**What you are asked to do**
Using the records below, copy exactly the part that opens with the line holding "Emit a Python" and closes with the line holding "import math", minus the pictures.
===== Data section =====
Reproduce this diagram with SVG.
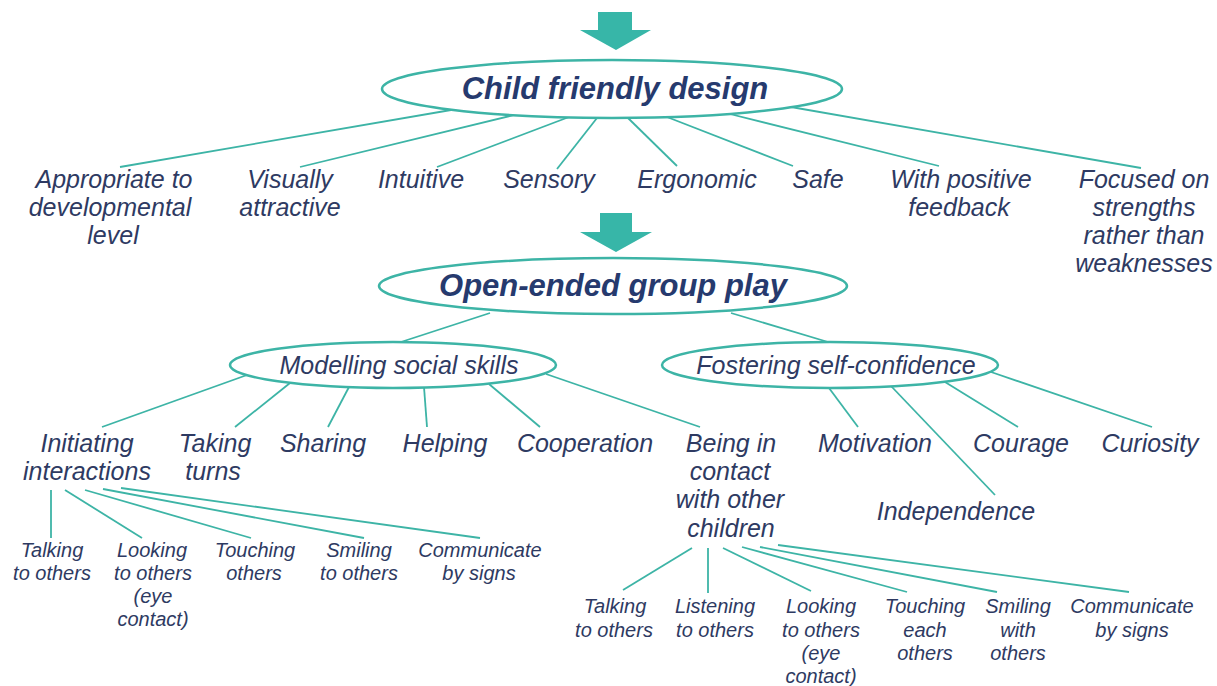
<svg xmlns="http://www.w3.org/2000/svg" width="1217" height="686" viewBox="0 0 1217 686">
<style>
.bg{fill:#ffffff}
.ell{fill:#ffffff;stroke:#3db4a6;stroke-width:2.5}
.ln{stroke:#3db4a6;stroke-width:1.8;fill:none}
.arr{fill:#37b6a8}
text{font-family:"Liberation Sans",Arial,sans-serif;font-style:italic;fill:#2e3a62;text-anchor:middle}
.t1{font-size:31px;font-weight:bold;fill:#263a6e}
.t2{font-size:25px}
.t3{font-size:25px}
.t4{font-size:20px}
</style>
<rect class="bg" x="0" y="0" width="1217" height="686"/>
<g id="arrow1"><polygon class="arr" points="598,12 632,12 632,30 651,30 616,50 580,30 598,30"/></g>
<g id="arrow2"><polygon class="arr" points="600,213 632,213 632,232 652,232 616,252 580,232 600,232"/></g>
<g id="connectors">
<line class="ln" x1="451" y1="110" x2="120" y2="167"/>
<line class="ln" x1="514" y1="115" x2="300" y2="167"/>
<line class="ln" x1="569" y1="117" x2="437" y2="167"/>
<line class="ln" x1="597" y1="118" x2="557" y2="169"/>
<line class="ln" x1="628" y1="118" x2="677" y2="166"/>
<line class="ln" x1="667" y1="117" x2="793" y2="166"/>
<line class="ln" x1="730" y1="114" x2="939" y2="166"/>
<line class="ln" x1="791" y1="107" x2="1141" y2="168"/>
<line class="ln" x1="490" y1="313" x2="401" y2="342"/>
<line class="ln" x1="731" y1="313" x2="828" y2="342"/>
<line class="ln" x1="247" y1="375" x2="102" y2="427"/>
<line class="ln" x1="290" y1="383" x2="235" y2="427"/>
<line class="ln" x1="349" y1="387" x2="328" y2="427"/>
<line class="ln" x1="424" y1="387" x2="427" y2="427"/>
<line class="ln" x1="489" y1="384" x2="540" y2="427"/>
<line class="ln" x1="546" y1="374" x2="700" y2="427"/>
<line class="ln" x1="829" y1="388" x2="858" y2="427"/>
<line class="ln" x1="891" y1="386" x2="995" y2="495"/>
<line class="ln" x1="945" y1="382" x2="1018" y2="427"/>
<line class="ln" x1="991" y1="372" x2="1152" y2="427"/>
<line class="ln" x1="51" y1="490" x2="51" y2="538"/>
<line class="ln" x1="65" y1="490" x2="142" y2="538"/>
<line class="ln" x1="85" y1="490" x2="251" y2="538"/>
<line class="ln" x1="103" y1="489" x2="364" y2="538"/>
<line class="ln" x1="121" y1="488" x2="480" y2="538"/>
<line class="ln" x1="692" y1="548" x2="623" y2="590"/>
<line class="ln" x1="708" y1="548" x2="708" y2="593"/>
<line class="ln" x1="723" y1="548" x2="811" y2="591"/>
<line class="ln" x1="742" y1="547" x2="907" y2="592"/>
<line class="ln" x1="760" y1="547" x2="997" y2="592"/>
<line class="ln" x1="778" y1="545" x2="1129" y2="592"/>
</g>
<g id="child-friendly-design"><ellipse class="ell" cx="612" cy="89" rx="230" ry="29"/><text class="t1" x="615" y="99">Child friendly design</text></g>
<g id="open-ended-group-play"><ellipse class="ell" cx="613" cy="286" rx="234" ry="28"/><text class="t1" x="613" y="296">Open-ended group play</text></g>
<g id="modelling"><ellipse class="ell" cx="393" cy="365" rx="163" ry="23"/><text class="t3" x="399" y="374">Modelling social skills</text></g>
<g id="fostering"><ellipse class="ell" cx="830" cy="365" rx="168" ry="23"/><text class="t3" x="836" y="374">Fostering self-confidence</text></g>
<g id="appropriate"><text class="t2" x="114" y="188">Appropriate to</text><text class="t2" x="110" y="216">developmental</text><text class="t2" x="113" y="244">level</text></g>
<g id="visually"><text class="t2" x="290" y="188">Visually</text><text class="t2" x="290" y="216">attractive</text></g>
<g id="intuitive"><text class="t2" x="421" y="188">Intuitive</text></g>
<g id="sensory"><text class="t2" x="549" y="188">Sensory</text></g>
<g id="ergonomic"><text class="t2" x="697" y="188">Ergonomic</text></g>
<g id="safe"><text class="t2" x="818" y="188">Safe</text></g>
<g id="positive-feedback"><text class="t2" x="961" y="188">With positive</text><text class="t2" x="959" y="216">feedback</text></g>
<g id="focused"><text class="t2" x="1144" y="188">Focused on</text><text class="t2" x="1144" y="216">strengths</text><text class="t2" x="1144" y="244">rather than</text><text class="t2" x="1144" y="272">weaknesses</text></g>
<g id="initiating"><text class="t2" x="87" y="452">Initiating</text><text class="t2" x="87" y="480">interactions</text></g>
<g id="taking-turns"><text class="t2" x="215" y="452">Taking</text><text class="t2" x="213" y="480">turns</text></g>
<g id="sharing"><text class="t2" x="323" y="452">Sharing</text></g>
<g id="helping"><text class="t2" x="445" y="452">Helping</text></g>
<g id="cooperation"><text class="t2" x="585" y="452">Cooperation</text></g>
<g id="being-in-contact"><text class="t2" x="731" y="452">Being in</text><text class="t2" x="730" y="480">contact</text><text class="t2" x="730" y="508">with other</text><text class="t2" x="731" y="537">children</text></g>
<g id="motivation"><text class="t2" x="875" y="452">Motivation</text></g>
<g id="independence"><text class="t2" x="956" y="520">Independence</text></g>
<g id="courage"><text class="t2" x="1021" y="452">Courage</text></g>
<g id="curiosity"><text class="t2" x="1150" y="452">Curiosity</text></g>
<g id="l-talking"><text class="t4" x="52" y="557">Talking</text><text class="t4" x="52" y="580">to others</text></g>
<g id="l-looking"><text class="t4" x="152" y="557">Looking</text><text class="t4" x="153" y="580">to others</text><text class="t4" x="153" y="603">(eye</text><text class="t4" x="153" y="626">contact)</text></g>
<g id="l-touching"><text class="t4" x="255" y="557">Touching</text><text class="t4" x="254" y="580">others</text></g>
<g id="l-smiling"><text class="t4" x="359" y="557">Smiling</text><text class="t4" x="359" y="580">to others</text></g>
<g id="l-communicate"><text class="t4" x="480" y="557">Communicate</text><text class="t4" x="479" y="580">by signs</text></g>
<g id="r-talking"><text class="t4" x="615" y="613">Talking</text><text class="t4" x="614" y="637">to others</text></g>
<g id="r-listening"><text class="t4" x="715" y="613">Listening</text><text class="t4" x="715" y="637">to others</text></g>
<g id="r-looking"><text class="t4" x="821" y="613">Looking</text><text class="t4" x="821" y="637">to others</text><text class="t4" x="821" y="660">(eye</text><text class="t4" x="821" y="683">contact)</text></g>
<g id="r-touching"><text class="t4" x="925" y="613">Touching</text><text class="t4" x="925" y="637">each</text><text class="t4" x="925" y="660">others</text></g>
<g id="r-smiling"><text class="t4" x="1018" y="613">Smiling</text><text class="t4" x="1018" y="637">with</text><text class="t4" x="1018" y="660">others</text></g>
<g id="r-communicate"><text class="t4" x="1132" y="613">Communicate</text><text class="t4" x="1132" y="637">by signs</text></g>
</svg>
=====
===== Data section =====
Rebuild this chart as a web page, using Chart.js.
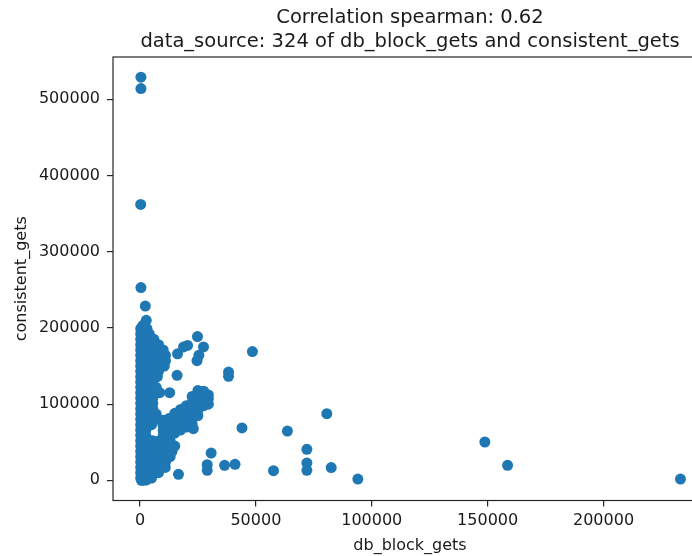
=====
===== Data section =====
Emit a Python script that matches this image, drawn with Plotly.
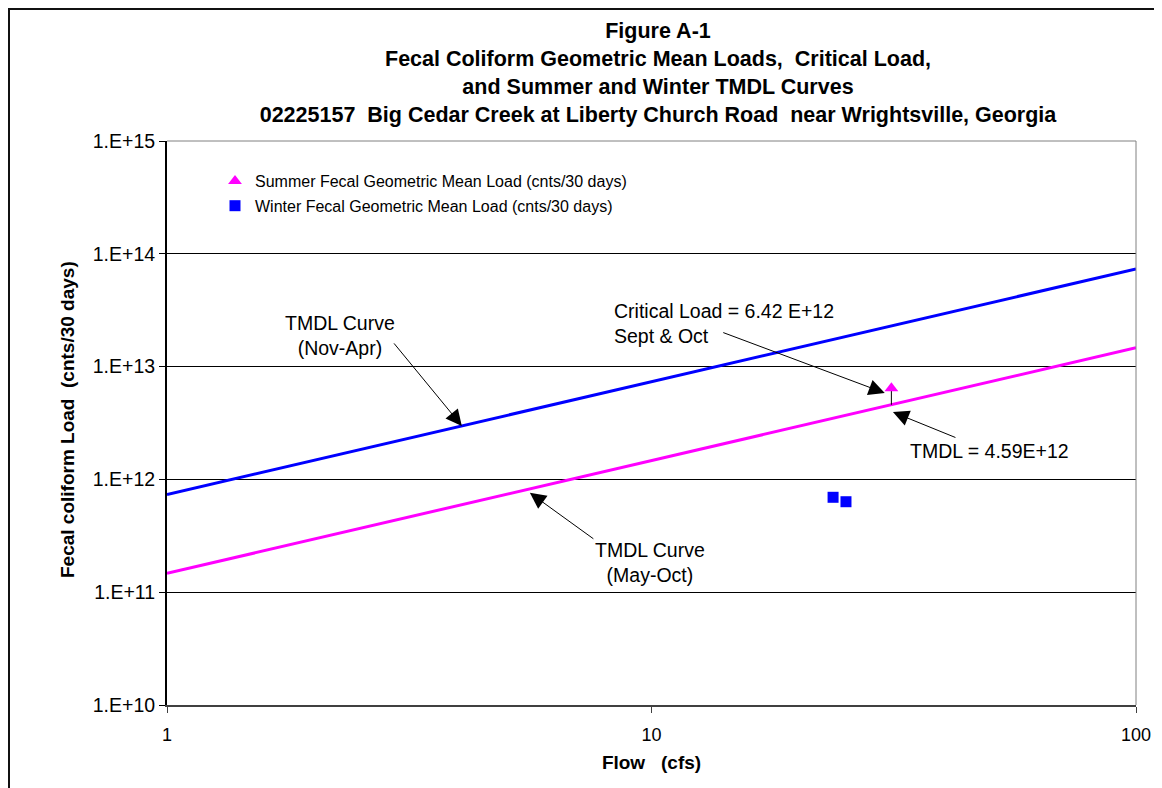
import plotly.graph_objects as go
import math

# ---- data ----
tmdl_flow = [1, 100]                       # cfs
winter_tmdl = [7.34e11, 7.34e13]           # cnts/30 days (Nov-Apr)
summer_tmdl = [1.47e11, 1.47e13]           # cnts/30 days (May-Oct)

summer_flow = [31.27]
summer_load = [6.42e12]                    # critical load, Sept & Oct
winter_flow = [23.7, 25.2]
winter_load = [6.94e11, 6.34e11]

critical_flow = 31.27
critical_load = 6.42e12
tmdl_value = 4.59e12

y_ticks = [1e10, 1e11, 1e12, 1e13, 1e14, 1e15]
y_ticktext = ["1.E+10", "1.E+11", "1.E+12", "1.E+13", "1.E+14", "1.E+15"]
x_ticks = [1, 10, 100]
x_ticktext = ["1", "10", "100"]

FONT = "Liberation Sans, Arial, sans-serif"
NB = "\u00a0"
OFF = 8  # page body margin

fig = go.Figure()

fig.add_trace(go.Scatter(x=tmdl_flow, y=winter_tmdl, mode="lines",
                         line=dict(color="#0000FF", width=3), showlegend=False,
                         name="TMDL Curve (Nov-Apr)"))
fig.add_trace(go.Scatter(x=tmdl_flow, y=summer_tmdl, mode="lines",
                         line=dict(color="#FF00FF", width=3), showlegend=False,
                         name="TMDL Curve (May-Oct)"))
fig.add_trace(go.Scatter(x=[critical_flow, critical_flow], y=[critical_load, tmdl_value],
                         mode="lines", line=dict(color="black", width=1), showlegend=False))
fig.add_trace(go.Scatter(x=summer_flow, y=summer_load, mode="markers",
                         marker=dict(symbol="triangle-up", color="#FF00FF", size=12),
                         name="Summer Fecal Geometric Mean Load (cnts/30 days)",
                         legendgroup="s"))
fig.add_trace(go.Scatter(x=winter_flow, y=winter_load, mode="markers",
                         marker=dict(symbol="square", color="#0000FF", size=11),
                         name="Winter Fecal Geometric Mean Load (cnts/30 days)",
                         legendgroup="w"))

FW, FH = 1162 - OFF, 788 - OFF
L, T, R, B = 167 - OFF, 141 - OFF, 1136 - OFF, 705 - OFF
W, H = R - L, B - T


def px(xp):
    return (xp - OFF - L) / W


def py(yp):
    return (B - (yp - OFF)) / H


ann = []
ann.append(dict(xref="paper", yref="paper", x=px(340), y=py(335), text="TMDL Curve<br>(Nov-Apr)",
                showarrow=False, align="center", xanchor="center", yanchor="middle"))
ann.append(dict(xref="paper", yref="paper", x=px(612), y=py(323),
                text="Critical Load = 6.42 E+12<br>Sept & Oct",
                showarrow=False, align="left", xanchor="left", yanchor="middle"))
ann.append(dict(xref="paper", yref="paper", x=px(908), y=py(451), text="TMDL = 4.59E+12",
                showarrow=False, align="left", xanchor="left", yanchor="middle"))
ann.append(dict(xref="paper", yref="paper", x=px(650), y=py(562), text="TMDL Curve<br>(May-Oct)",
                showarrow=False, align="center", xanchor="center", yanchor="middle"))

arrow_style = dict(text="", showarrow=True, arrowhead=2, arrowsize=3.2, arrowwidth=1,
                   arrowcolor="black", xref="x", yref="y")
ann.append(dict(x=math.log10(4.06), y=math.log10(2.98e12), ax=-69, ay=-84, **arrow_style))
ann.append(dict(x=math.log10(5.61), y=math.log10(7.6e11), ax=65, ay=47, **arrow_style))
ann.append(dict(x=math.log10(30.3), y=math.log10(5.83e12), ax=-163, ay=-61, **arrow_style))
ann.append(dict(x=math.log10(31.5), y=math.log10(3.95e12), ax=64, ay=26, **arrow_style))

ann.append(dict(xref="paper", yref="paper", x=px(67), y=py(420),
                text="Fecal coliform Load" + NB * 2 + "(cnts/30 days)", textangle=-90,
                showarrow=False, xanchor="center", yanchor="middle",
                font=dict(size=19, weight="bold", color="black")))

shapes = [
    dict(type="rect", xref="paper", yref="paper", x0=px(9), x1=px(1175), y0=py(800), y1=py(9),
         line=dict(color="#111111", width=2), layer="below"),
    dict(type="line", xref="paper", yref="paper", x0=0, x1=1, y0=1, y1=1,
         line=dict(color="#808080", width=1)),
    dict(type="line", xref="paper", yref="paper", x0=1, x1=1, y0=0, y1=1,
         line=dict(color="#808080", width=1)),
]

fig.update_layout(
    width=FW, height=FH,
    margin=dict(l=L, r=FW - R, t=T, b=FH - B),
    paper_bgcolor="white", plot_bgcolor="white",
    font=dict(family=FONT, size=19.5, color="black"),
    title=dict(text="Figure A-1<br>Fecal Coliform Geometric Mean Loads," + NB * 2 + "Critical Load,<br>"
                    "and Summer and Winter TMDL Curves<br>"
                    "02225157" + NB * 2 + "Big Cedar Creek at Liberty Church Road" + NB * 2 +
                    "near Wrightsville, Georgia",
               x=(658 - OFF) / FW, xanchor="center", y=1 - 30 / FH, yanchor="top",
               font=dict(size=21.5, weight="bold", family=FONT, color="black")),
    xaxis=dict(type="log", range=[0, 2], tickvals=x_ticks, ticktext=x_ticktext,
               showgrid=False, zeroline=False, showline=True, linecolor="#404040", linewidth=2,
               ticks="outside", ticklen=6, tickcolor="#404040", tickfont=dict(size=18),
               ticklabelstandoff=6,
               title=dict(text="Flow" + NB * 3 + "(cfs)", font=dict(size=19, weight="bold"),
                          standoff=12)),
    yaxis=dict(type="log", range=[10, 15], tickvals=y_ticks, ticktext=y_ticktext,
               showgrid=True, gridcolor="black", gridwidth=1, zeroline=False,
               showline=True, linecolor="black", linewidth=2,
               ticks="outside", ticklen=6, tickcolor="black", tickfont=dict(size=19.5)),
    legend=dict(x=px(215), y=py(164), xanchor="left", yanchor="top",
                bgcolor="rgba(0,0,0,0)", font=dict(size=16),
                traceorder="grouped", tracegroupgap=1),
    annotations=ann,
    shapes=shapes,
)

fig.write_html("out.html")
=====
**Written solution**
Emit a Python script that matches this image, drawn with Plotly.
import plotly.graph_objects as go
import math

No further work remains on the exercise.